Doç. Dr. İbrahim Semiz de insanlığın 2500 yıldır "Maddeyi oluşturan temel öğeler nelerdir?" sorusuna yanıt aradığını, bu soruya çeşitli dönemlerde çeşitli doğruluk derecelerinde yanıtlar üretildiğini ifade ederek, Higgs Bozonu'nun bu soruya verilen son yanıtın parçası olduğunu söyledi.
CERN'deki deneylerde kullanılan Büyük Hadron Çarpıştırıcısı'nın, insanlığın maddenin iç yapısını araştırmada kullandığı son tekniklerden biri olduğunu vurgulayan Semiz, "Parçacıkları hareket enerjisiyle yüklüyor ve çarpıştırıyoruz, bu arada hareket enerjisi kütleye dönüşüyor.

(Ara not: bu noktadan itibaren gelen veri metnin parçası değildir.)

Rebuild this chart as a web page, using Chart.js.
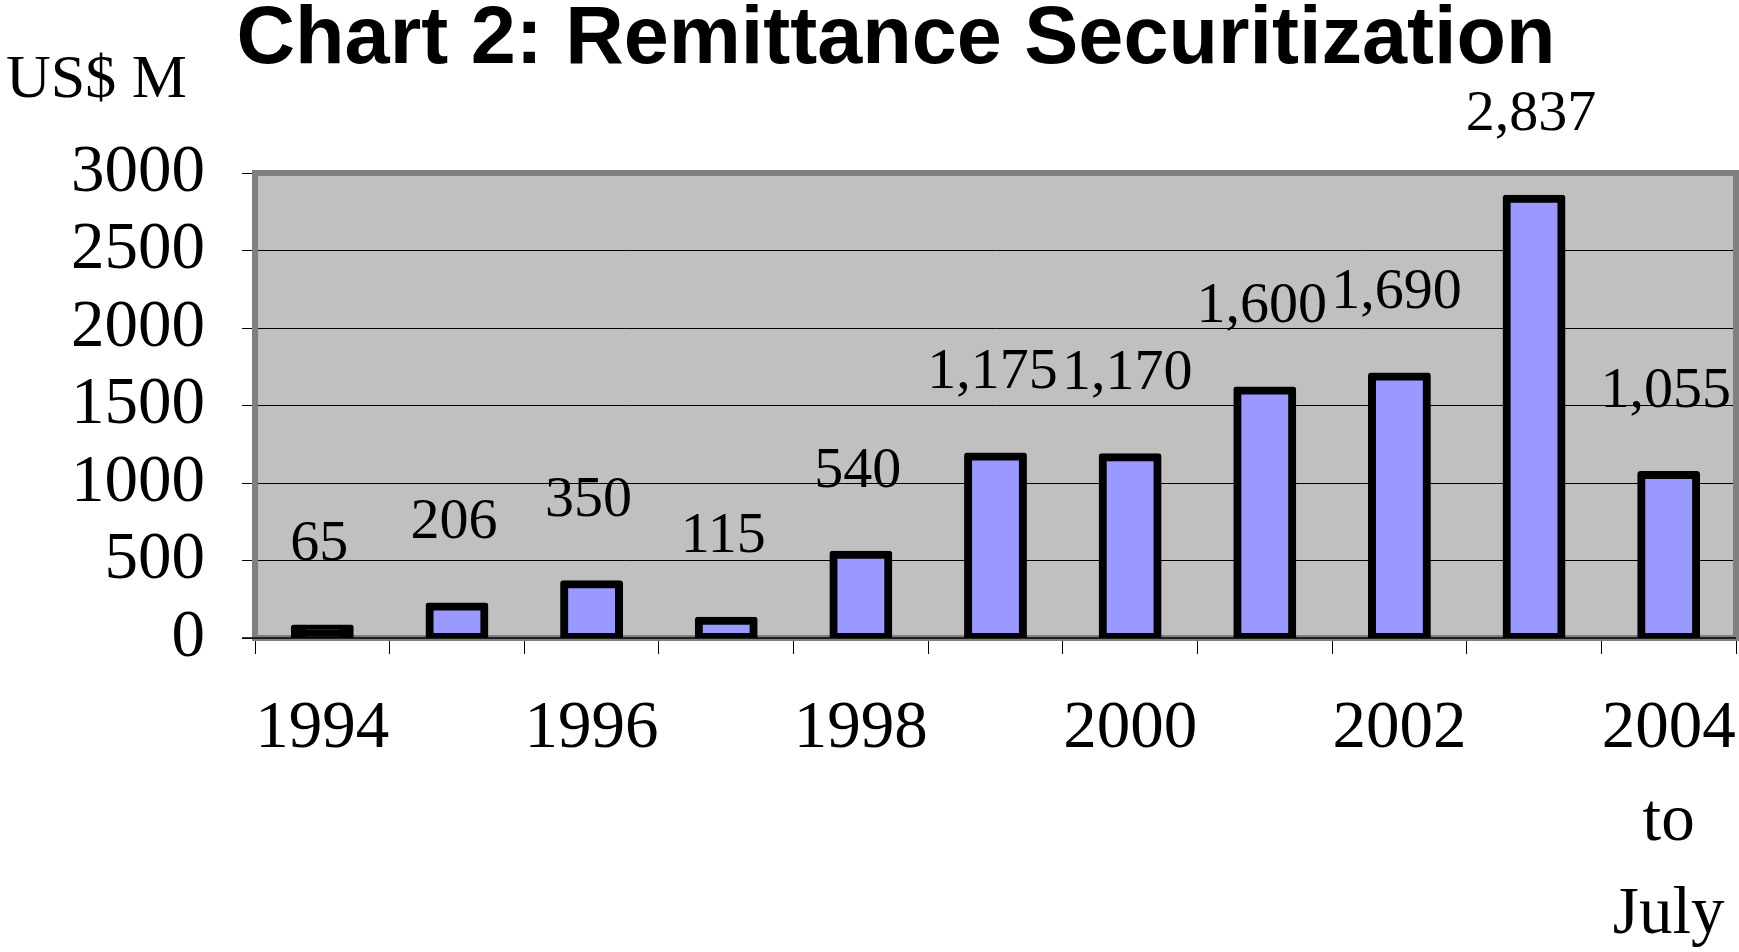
<!DOCTYPE html>
<html>
<head>
<meta charset="utf-8">
<script src="https://cdn.jsdelivr.net/npm/chart.js@4.4.1/dist/chart.umd.min.js"></script>
<style>
  html, body { margin: 0; padding: 0; background: #ffffff; }
  canvas { display: block; }
</style>
</head>
<body>
<canvas id="c" width="1739" height="952"></canvas>
<script>
const categories = ['1994','1995','1996','1997','1998','1999','2000','2001','2002','2003',['2004','to','July']];
const values = [65, 206, 350, 115, 540, 1175, 1170, 1600, 1690, 2837, 1055];
const yTicks = [0, 500, 1000, 1500, 2000, 2500, 3000];
const titleText = 'Chart 2: Remittance Securitization';
const unitText = 'US$ M';

const BAR_FILL = '#9999ff';
const BAR_BORDER = 8;

const plotPlugin = {
  id: 'plotDecor',
  beforeDraw(chart) {
    const a = chart.chartArea, ctx = chart.ctx;
    ctx.save();
    ctx.fillStyle = '#ffffff';
    ctx.fillRect(0, 0, chart.width, chart.height);
    ctx.fillStyle = '#c0c0c0';
    ctx.fillRect(a.left, a.top, a.right - a.left, a.bottom - a.top);
    ctx.restore();
  },
  beforeDatasetsDraw(chart) {
    const a = chart.chartArea, ctx = chart.ctx;
    ctx.save();
    ctx.strokeStyle = '#808080';
    ctx.lineWidth = 6;
    ctx.strokeRect(a.left, a.top, a.right - a.left, a.bottom - a.top);
    ctx.strokeStyle = '#000000';
    ctx.lineWidth = 1.5;
    ctx.beginPath();
    ctx.moveTo(a.left - 13, a.bottom);
    ctx.lineTo(a.right, a.bottom);
    ctx.stroke();
    ctx.restore();
  },
  afterDatasetsDraw(chart) {
    const ctx = chart.ctx;
    const meta = chart.getDatasetMeta(0);
    ctx.save();
    ctx.fillStyle = '#000000';
    ctx.font = "58px 'Liberation Serif', 'Times New Roman', serif";
    ctx.textAlign = 'center';
    ctx.textBaseline = 'middle';
    meta.data.forEach((bar, i) => {
      const v = chart.data.datasets[0].data[i];
      ctx.fillText(v.toLocaleString('en-US'), bar.x - 3, bar.y - 83);
    });
    ctx.font = "62px 'Liberation Serif', 'Times New Roman', serif";
    ctx.textAlign = 'left';
    ctx.fillText(unitText, 6, 81);
    ctx.restore();
  }
};

new Chart(document.getElementById('c'), {
  type: 'bar',
  data: {
    labels: categories,
    datasets: [{
      data: values,
      backgroundColor: function(c) {
        const y = c.chart.scales && c.chart.scales.y;
        if (!y || c.raw == null) return BAR_FILL;
        const h = y.getPixelForValue(0) - y.getPixelForValue(c.raw);
        return h <= 2 * BAR_BORDER ? '#000000' : BAR_FILL;
      },
      borderColor: '#000000',
      borderWidth: BAR_BORDER,
      borderSkipped: false,
      borderRadius: 3,
      inflateAmount: 3.5,
      categoryPercentage: 1.0,
      barPercentage: 0.415
    }]
  },
  options: {
    responsive: false,
    animation: false,
    devicePixelRatio: 1,
    layout: { padding: { left: 56, right: 3, top: 0, bottom: 0 } },
    plugins: {
      legend: { display: false },
      tooltip: { enabled: false },
      title: {
        display: true,
        text: titleText,
        color: '#000000',
        font: { family: "'Liberation Sans', Arial, sans-serif", size: 81, weight: 'bold', lineHeight: 1.0 },
        padding: { top: 0, bottom: 92 }
      }
    },
    scales: {
      x: {
        grid: { display: true, drawOnChartArea: false, drawTicks: true, tickLength: 16, color: '#000000', lineWidth: 1, offset: true },
        border: { display: false },
        ticks: {
          autoSkip: false,
          maxRotation: 0,
          padding: 29,
          color: '#000000',
          font: { family: "'Liberation Serif', 'Times New Roman', serif", size: 67, lineHeight: 1.39 },
          callback: function(val, idx) { return idx % 2 === 0 ? this.getLabelForValue(val) : ''; }
        },
        afterFit(scale) { scale.height = 314; scale.paddingLeft = 0; scale.paddingRight = 0; }
      },
      y: {
        min: 0,
        max: 3000,
        afterBuildTicks(scale) { scale.ticks = yTicks.map(v => ({ value: v })); },
        grid: { color: '#000000', lineWidth: 1, tickLength: 13, drawTicks: true },
        border: { display: false },
        ticks: {
          autoSkip: false,
          stepSize: 500,
          padding: 37,
          color: '#000000',
          font: { family: "'Liberation Serif', 'Times New Roman', serif", size: 67, lineHeight: 1.0 },
          callback: (v) => String(v)
        },
        afterFit(scale) { scale.width = 199; scale.paddingTop = 0; scale.paddingBottom = 0; }
      }
    }
  },
  plugins: [plotPlugin]
});
</script>
</body>
</html>
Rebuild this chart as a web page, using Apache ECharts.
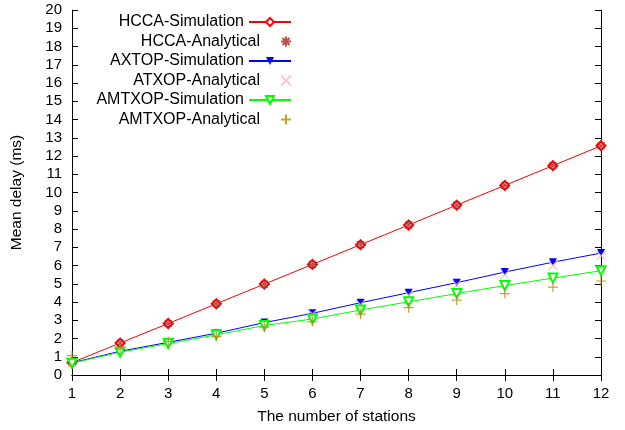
<!DOCTYPE html>
<html><head><meta charset="utf-8">
<script src="https://cdn.jsdelivr.net/npm/echarts@6/dist/echarts.min.js"></script>
<style>html,body{margin:0;padding:0;background:#fff}#c{width:625px;height:430px}</style>
</head><body><div id="c"></div>
<script>
var stations = [1,2,3,4,5,6,7,8,9,10,11,12];
var hccaSim = [0.68,1.75,2.82,3.9,4.98,6.06,7.14,8.22,9.31,10.39,11.47,12.56];
var hccaAna = [0.68,1.75,2.82,3.9,4.98,6.06,7.14,8.22,9.31,10.39,11.47,12.56];
var axtopSim = [0.67,1.3,1.79,2.29,2.87,3.38,3.96,4.51,5.06,5.64,6.18,6.68];
var atxopAna = [0.68,1.3,1.8,2.25,2.84,3.34,3.86,4.37,4.95,5.49,6.0,6.54];
var amtxopSim = [0.65,1.25,1.72,2.2,2.71,3.07,3.56,4.01,4.46,4.9,5.31,5.71];
var amtxopAna = [1.06,1.42,1.84,2.11,2.62,2.93,3.34,3.69,4.1,4.46,4.82,5.15];
var yTicks = [0,20,1];

function pairs(v){ return stations.map(function(x,i){ return [x, v[i]]; }); }
var FONT = 'Liberation Sans';
var PLUS = 'path://M5,0L5,10M0,5L10,5';
var CROSS = 'path://M0,0L10,10M10,0L0,10';
var STAR = 'path://M5,0L5,10M0,5L10,5M1.5,1.5L8.5,8.5M8.5,1.5L1.5,8.5';

var names = ['HCCA-Simulation','HCCA-Analytical','AXTOP-Simulation','ATXOP-Analytical','AMTXOP-Simulation','AMTXOP-Analytical'];
var legends = names.map(function(n,i){
  return {
    data:[n], orient:'vertical', align:'right', right:333, top:14+i*19.5,
    itemWidth:42, itemHeight:10, itemGap:0, padding:0,
    textStyle:{fontFamily:FONT,fontSize:16,color:'#000'},
    selectedMode:false
  };
});

var chart = echarts.init(document.getElementById('c'), null, {renderer:'canvas'});
chart.setOption({
  animation:false,
  backgroundColor:'#fff',
  legend: legends,
  grid:{left:72,right:24,top:10,bottom:51},
  xAxis:[{
    type:'value', min:1, max:12, interval:1,
    name:'The number of stations', nameLocation:'middle', nameGap:34,
    nameTextStyle:{fontFamily:FONT,fontSize:15.5,color:'#000'},
    axisLine:{lineStyle:{color:'#000',width:1}},
    axisTick:{inside:true,length:6,lineStyle:{color:'#000'}},
    axisLabel:{fontFamily:FONT,fontSize:15,color:'#000',margin:11},
    splitLine:{show:false}
  },{
    type:'value', min:1, max:12, interval:1, position:'top',
    axisLine:{lineStyle:{color:'#000',width:1}},
    axisTick:{inside:true,length:6,lineStyle:{color:'#000'}},
    axisLabel:{show:false}, splitLine:{show:false}
  }],
  yAxis:[{
    type:'value', min:yTicks[0], max:yTicks[1], interval:yTicks[2],
    name:'Mean delay (ms)', nameLocation:'middle', nameGap:47,
    nameTextStyle:{fontFamily:FONT,fontSize:15.5,color:'#000'},
    axisLine:{show:true,lineStyle:{color:'#000',width:1}},
    axisTick:{show:true,inside:true,length:6,lineStyle:{color:'#000'}},
    axisLabel:{fontFamily:FONT,fontSize:15,color:'#000',margin:10},
    splitLine:{show:false}
  },{
    type:'value', min:yTicks[0], max:yTicks[1], interval:yTicks[2], position:'right',
    axisLine:{show:true,lineStyle:{color:'#000',width:1}},
    axisTick:{show:true,inside:true,length:6,lineStyle:{color:'#000'}},
    axisLabel:{show:false}, splitLine:{show:false}
  }],
  series:[
    {name:names[0],type:'line',data:pairs(hccaSim),symbol:'emptyDiamond',symbolSize:9,z:2,
     lineStyle:{color:'#ff0000',width:1},itemStyle:{color:'#ff0000',borderColor:'#ff0000',borderWidth:1}},
    {name:names[1],type:'scatter',data:pairs(hccaAna),symbol:STAR,symbolSize:10,z:5,
     itemStyle:{color:'rgba(0,0,0,0)',borderColor:'#b22222',borderWidth:1.1}},
    {name:names[2],type:'line',data:pairs(axtopSim),symbol:'triangle',symbolRotate:180,symbolSize:8,z:6,
     lineStyle:{color:'#0000ff',width:1},itemStyle:{color:'#0000ff'}},
    {name:names[3],type:'scatter',data:pairs(atxopAna),symbol:CROSS,symbolSize:9,z:7,
     itemStyle:{color:'rgba(0,0,0,0)',borderColor:'#ffb6c1',borderWidth:1.2}},
    {name:names[4],type:'line',data:pairs(amtxopSim),symbol:'emptyTriangle',symbolRotate:180,symbolSize:9,z:8,
     lineStyle:{color:'#00ff00',width:1},itemStyle:{color:'#00ff00',borderColor:'#00ff00',borderWidth:1.5}},
    {name:names[5],type:'scatter',data:pairs(amtxopAna),symbol:PLUS,symbolSize:10,z:9,
     itemStyle:{color:'rgba(0,0,0,0)',borderColor:'#b8860b',borderWidth:1.2}}
  ]
});
</script></body></html>
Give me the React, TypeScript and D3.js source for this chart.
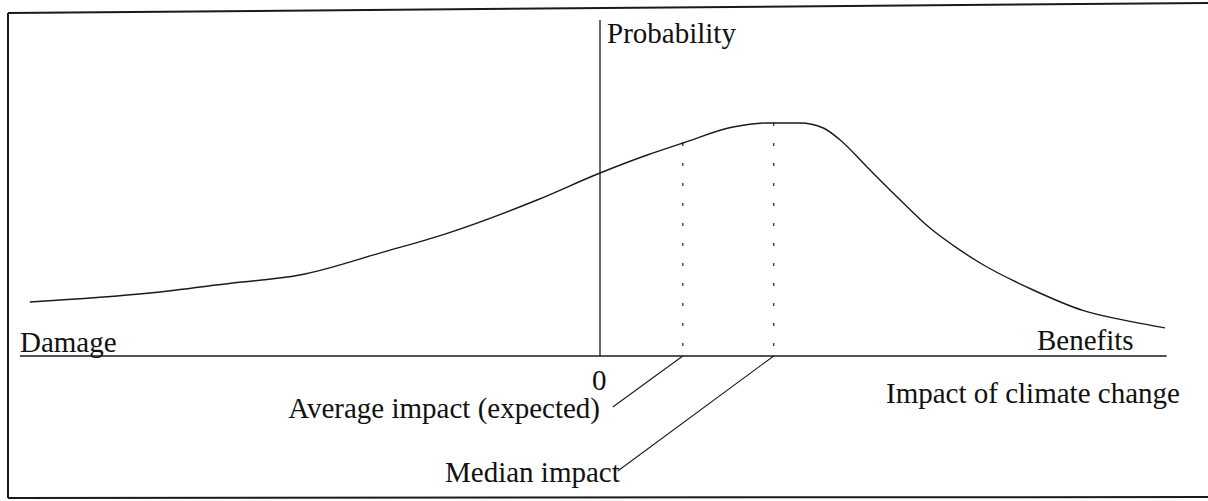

Bu kütle de yine parçacıklar şeklinde tezahür ediyor" dedi.
Semiz, Higgs Bozonu'nun da evrendeki kütlesiz parçacıklar olan quark, lepton, foton, gluon, W ve Z parçacıklarının, onlarla etkileşime girerek kütleliymişler gibi davranmalarını sağladığını kaydetti.
Prof. Dr. Erhan Gülmez de BÜ'nün CERN'deki iki büyük deneye birden katılan tek Türk üniversitesi ve yine bu nitelikteki ender dünya üniversitelerinden biri olduğunu söyledi.